A person can protect their brain health in many different ways. This can also help the hippocampus stay healthy.

Some of the steps a person can take to protect brain health may include:

  • managing chronic health issues, including high blood pressure, diabetes, and high cholesterol levels
  • following a balanced diet rich in fruits, vegetables, whole grains, and legumes
  • maintaining a moderate weight
  • engaging in regular physical activity
  • managing stress levels, if possible
  • limiting alcohol consumption, if they consume alcohol
  • getting enough sleep every night
  • quitting smoking, if they smoke

Participating in community programs and social activities may also help improve brain function and overall health.

Volunteering, learning new skills, reading books, or getting engaged in activities such as music, dance, and theater could be beneficial, particularly for older adults.

Damage to the hippocampus can impair a person’s ability to create new memories or remember past events.
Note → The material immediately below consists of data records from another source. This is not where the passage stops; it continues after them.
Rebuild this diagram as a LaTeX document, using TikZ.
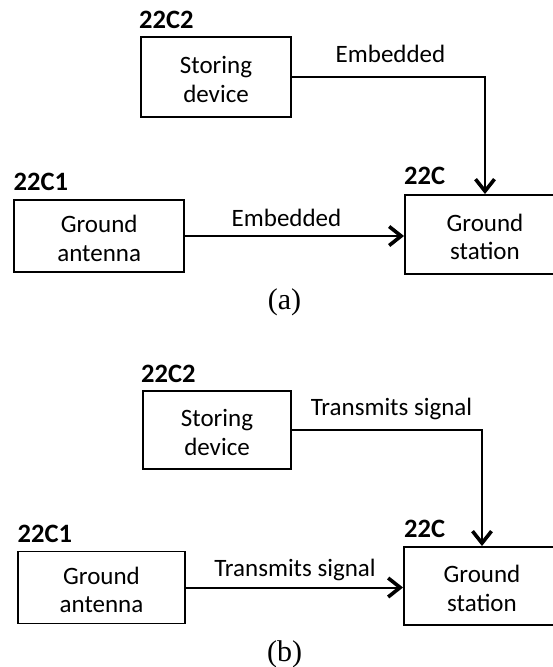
\documentclass[tikz,border=0pt]{standalone}
\usepackage{fontspec}
\setmainfont{Carlito}
\newfontfamily\capfont{Liberation Serif}
\usetikzlibrary{arrows.meta}
\newcommand{\upstrut}{\rule{0pt}{22pt}}
\begin{document}
\begin{tikzpicture}[x=1pt,y=-1pt,
 blk/.style={draw, line width=1.9pt, inner sep=0pt, align=center, font=\fontsize{25}{28.5}\selectfont},
 tag/.style={anchor=base west, inner sep=0pt, font=\fontsize{26.5}{30}\selectfont\bfseries},
 elab/.style={anchor=base, inner sep=0pt, font=\fontsize{25}{30}\selectfont},
 figcap/.style={anchor=base, inner sep=0pt, font=\capfont\fontsize{30}{36}\selectfont},
 conn/.style={line width=2pt, -{Straight Barb[length=12pt,width=19pt,line width=3.6pt]}}
]
\useasboundingbox (0,0) rectangle (553,667);
\clip (0,0) rectangle (553,667);
% ---------- (a) ----------
\node[blk, minimum width=150pt, minimum height=80pt] (sdA) at (216,77) {\upstrut Storing\\device};
\node[blk, minimum width=170pt, minimum height=72pt] (gaA) at (99.2,236) {\upstrut Ground\\antenna};
\node[blk, minimum width=160pt, minimum height=79pt] (gsA) at (485,234.5) {\upstrut Ground\\station};
\node[tag] (tsdA) at (139,28) {22C2};
\node[tag] (tgaA) at (13.5,190) {22C1};
\node[tag] (tgsA) at (404,184) {22C};
\draw[conn] (sdA.east) -| (gsA.north);
\draw[conn] (gaA.east) -- (gsA.west |- gaA.east);
\node[elab] (e1A) at (390.5,62) {Embedded};
\node[elab] (e2A) at (286.5,226.7) {Embedded};
\node[figcap] (capA) at (284.5,309.5) {(a)};
% ---------- (b) ----------
\node[blk, minimum width=148pt, minimum height=78pt] (sdB) at (217,430) {\upstrut Storing\\device};
\node[blk, minimum width=167pt, minimum height=72pt] (gaB) at (101.5,587.5) {\upstrut Ground\\antenna};
\node[blk, minimum width=156pt, minimum height=78pt] (gsB) at (482,586) {\upstrut Ground\\station};
\node[tag] (tsdB) at (141,382) {22C2};
\node[tag] (tgaB) at (17.5,542) {22C1};
\node[tag] (tgsB) at (404,537) {22C};
\draw[conn] (sdB.east) -| (gsB.north);
\draw[conn] (gaB.east) -- (gsB.west |- gaB.east);
\node[elab] (e1B) at (391.5,415) {Transmits signal};
\node[elab] (e2B) at (295,576.5) {Transmits signal};
\node[figcap] (capB) at (284.5,661) {(b)};
\end{tikzpicture}
\end{document}
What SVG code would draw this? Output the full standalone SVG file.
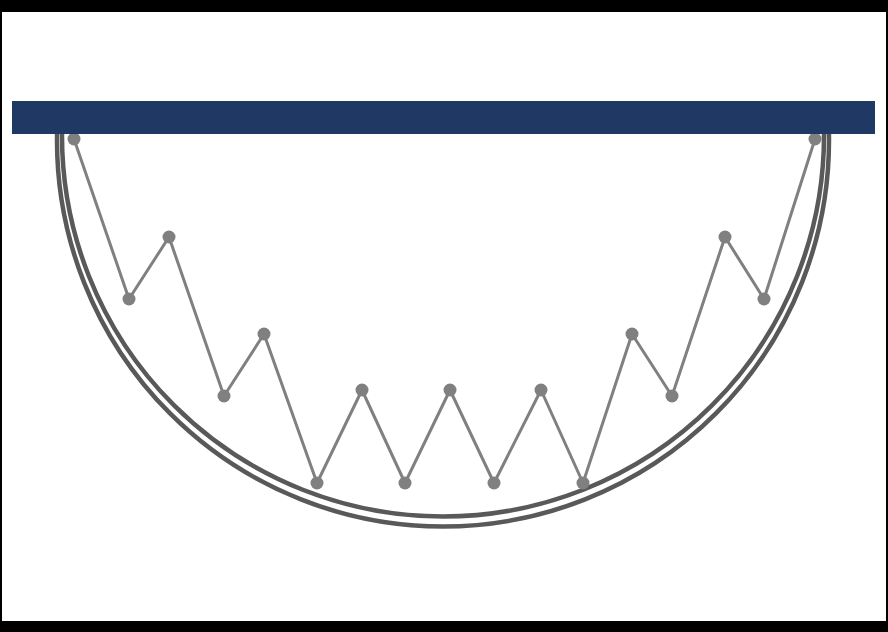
<svg xmlns="http://www.w3.org/2000/svg" width="888" height="632" viewBox="0 0 888 632">
<style>
.arc{fill:none;stroke:#595959;stroke-width:4.5}
.zig{fill:none;stroke:#808080;stroke-width:3;stroke-linejoin:round}
.node{fill:#808080}
</style>
<defs>
<clipPath id="below"><rect x="0" y="130" width="888" height="502"/></clipPath>
</defs>
<rect x="0" y="0" width="888" height="632" fill="#000"/>
<rect x="2" y="12" width="884" height="609" fill="#fff"/>
<g id="bowl" clip-path="url(#below)">
<circle class="arc" cx="443" cy="140.5" r="386"/>
<circle class="arc" cx="443" cy="135.5" r="381"/>
</g>
<g id="connectors">
<polyline class="zig" points="74,139 129,299 169,237 224,396 264,334 317,483 362,390 405,483 450,390 494,483 541,390 583,483 632,334 672,396 725,237 764,299 815,139"/>
</g>
<g id="nodes">
<g id="n1"><circle class="node" cx="74" cy="139" r="6.5"/></g>
<g id="n2"><circle class="node" cx="129" cy="299" r="6.5"/></g>
<g id="n3"><circle class="node" cx="169" cy="237" r="6.5"/></g>
<g id="n4"><circle class="node" cx="224" cy="396" r="6.5"/></g>
<g id="n5"><circle class="node" cx="264" cy="334" r="6.5"/></g>
<g id="n6"><circle class="node" cx="317" cy="483" r="6.5"/></g>
<g id="n7"><circle class="node" cx="362" cy="390" r="6.5"/></g>
<g id="n8"><circle class="node" cx="405" cy="483" r="6.5"/></g>
<g id="n9"><circle class="node" cx="450" cy="390" r="6.5"/></g>
<g id="n10"><circle class="node" cx="494" cy="483" r="6.5"/></g>
<g id="n11"><circle class="node" cx="541" cy="390" r="6.5"/></g>
<g id="n12"><circle class="node" cx="583" cy="483" r="6.5"/></g>
<g id="n13"><circle class="node" cx="632" cy="334" r="6.5"/></g>
<g id="n14"><circle class="node" cx="672" cy="396" r="6.5"/></g>
<g id="n15"><circle class="node" cx="725" cy="237" r="6.5"/></g>
<g id="n16"><circle class="node" cx="764" cy="299" r="6.5"/></g>
<g id="n17"><circle class="node" cx="815" cy="139" r="6.5"/></g>
</g>
<g id="bar"><rect x="12" y="101" width="863" height="33" fill="#203864"/></g>
</svg>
While mild forgetfulness occurs as part of the natural part of aging, memory problems caused by conditions that affect the hippocampus, such as Alzheimer’s disease, can significantly interfere with a person’s daily life.

According to the National Institute on Aging, some potential signs of damage to the hippocampus may include:

  • having difficulty holding a conversation
  • frequently misplacing items
  • making poor decisions often
  • asking the same questions repeatedly
  • having trouble following directions
  • not taking care of oneself
  • getting lost in familiar places

If a person experiences any of the symptoms listed above, they should consider speaking with a doctor to determine the cause and the best course of treatment.
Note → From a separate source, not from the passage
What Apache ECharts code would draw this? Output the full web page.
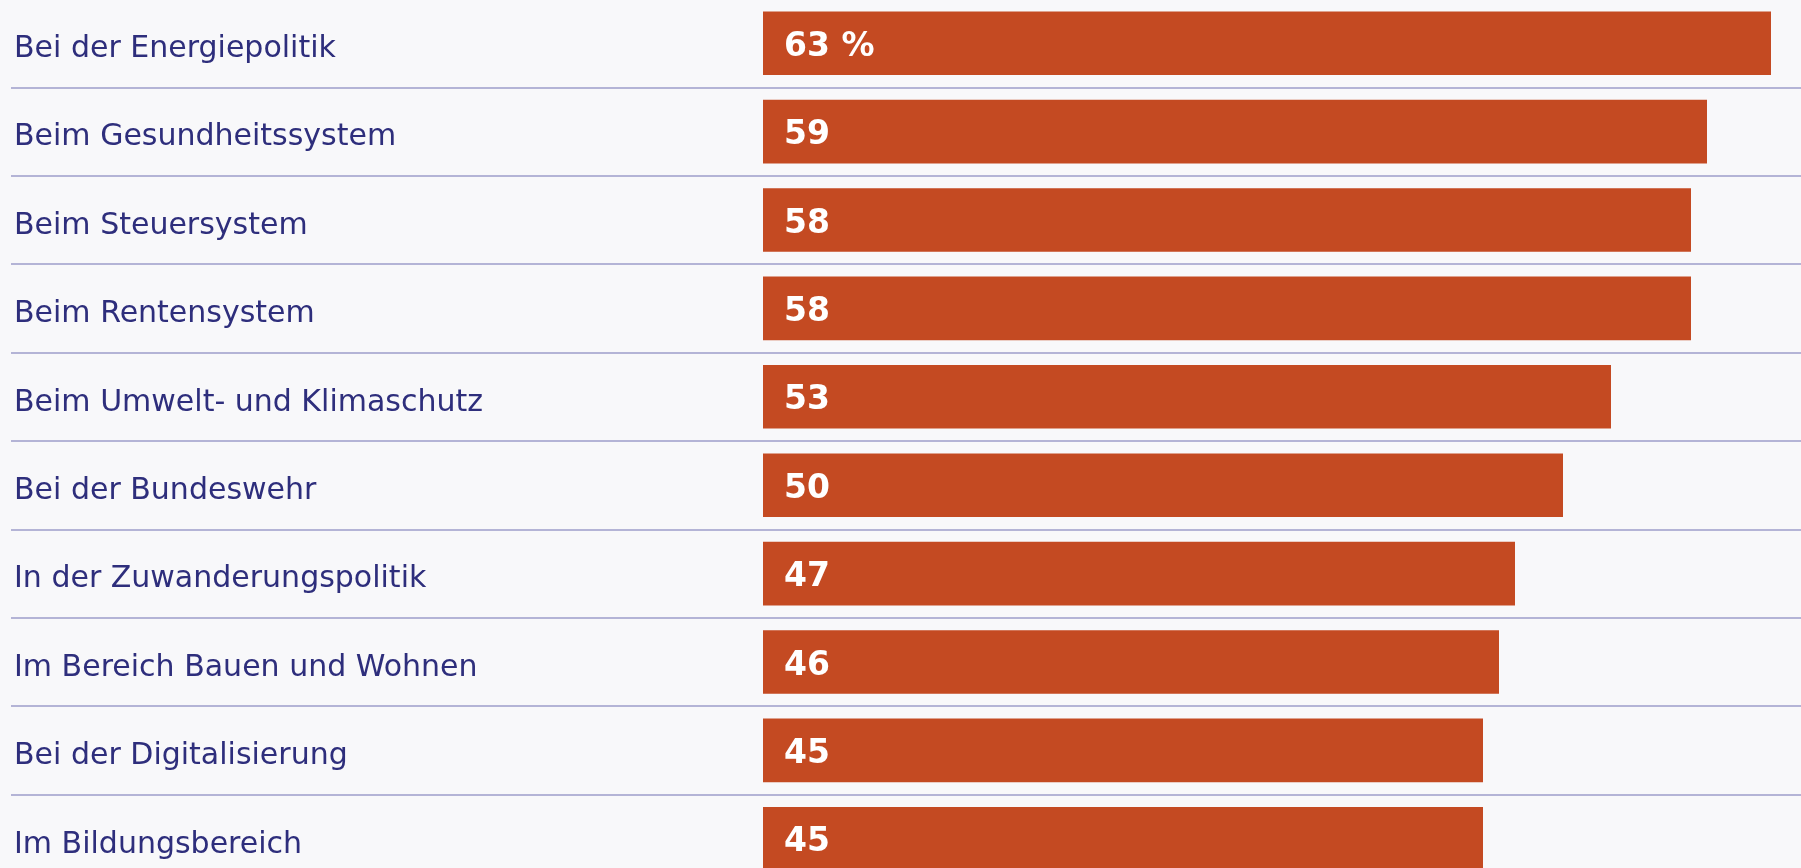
<!DOCTYPE html>
<html>
<head>
<meta charset="utf-8">
<script src="https://cdn.jsdelivr.net/npm/echarts@6/dist/echarts.min.js"></script>
<style>
html,body{margin:0;padding:0;background:#f8f8fa;}
#c{width:1801px;height:868px;}
</style>
</head>
<body>
<div id="c"></div>
<script>
const categories = [
  "Bei der Energiepolitik",
  "Beim Gesundheitssystem",
  "Beim Steuersystem",
  "Beim Rentensystem",
  "Beim Umwelt- und Klimaschutz",
  "Bei der Bundeswehr",
  "In der Zuwanderungspolitik",
  "Im Bereich Bauen und Wohnen",
  "Bei der Digitalisierung",
  "Im Bildungsbereich"
];
const values = [63, 59, 58, 58, 53, 50, 47, 46, 45, 45];

const chart = echarts.init(document.getElementById('c'), null, {renderer: 'canvas'});
const gridTop = -1, gridHeight = 884;
chart.setOption({
  backgroundColor: '#f8f8fa',
  animation: false,
  grid: [
    {left: 763, width: 1024, top: gridTop, height: gridHeight, containLabel: false, outerBoundsMode: 'none'},
    {left: 11, right: 0, top: gridTop, height: gridHeight, containLabel: false, outerBoundsMode: 'none'}
  ],
  xAxis: [
    {gridIndex: 0, type: 'value', min: 0, max: 64, show: false},
    {gridIndex: 1, type: 'value', min: 0, max: 1, show: false}
  ],
  yAxis: [
    {
      gridIndex: 0, type: 'category', data: categories, inverse: true,
      axisLine: {show: false}, axisTick: {show: false}, splitLine: {show: false},
      axisLabel: {
        align: 'left', margin: 749, color: '#2e2e7c',
        fontFamily: '"DejaVu Sans", sans-serif', fontSize: 30,
        formatter: v => '{t|' + v + '}',
        rich: {t: {fontFamily: '"DejaVu Sans", sans-serif', fontSize: 30, color: '#2e2e7c', padding: [12, 0, 0, 0]}}
      }
    },
    {
      gridIndex: 1, type: 'category', data: categories, inverse: true,
      axisLine: {show: false}, axisTick: {show: false}, axisLabel: {show: false},
      splitLine: {show: true, lineStyle: {color: '#b4b4d6', width: 2}}
    }
  ],
  series: [{
    type: 'bar', xAxisIndex: 0, yAxisIndex: 0,
    data: values,
    barCategoryGap: '28%',
    itemStyle: {color: '#c44a22'},
    label: {
      show: true, position: 'insideLeft', distance: 21,
      color: '#ffffff', fontWeight: 'bold', fontSize: 33,
      fontFamily: '"DejaVu Sans", sans-serif',
      offset: [0, 4],
      formatter: p => p.dataIndex === 0 ? p.value + ' %' : String(p.value)
    }
  }]
});
</script>
</body>
</html>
Having high levels of stress can negatively affect the function of the hippocampus, which may result in memory problems.

Several other factors can also increase a person’s risk of dementia, which causes damage to the hippocampus over time.

Some of the key risk factors can include:

  • older age
  • genetics
  • lower levels of education
  • untreated depression
  • social isolation
  • physical inactivity

While several risk factors for dementia cannot be changed, some research suggests that modifying other controllable risk factors could reduce the risk of developing dementia by one-third.

A 2021 review of research evaluated the effects of exercise on cognitive decline and aging.

The authors concluded that exercise could be effective at increasing and preserving hippocampal volume, especially for older adults who may be at risk for conditions such as dementia.

Though the exact mechanisms are not entirely clear, another review published in Frontiers in Human Neuroscience in 2021 suggests that exercise may improve brain circulation, particularly in the hippocampus.

It may also strengthen the brain’s ability to generate new nerve cells and help clear out amyloid plaque, which could contribute to the development of Alzheimer’s disease.

In 2019, researchers used functional magnetic resonance imaging to analyze patterns of brain activity. They determined that the hippocampus may help people identify details in their environment that help to predict the outcome of a future event.

This means that the hippocampus may not only be involved in creating and storing memories but also in working with other structures in the brain to form associations during learning.

Similarly, another study found that low-frequency activities in the hippocampus may drive functional connectivity in other parts of the brain, meaning that it may also be involved in functions like vision, hearing, and touch.

In this sense, the hippocampus could be described as the “heart of the brain.”

The hippocampus plays a key role in learning and memory.

Several conditions can affect the hippocampus’ function, including Alzheimer’s disease, depression, stress, and epilepsy.

Making changes to a person’s diet and exercise may help preserve brain function and protect the health of the hippocampus.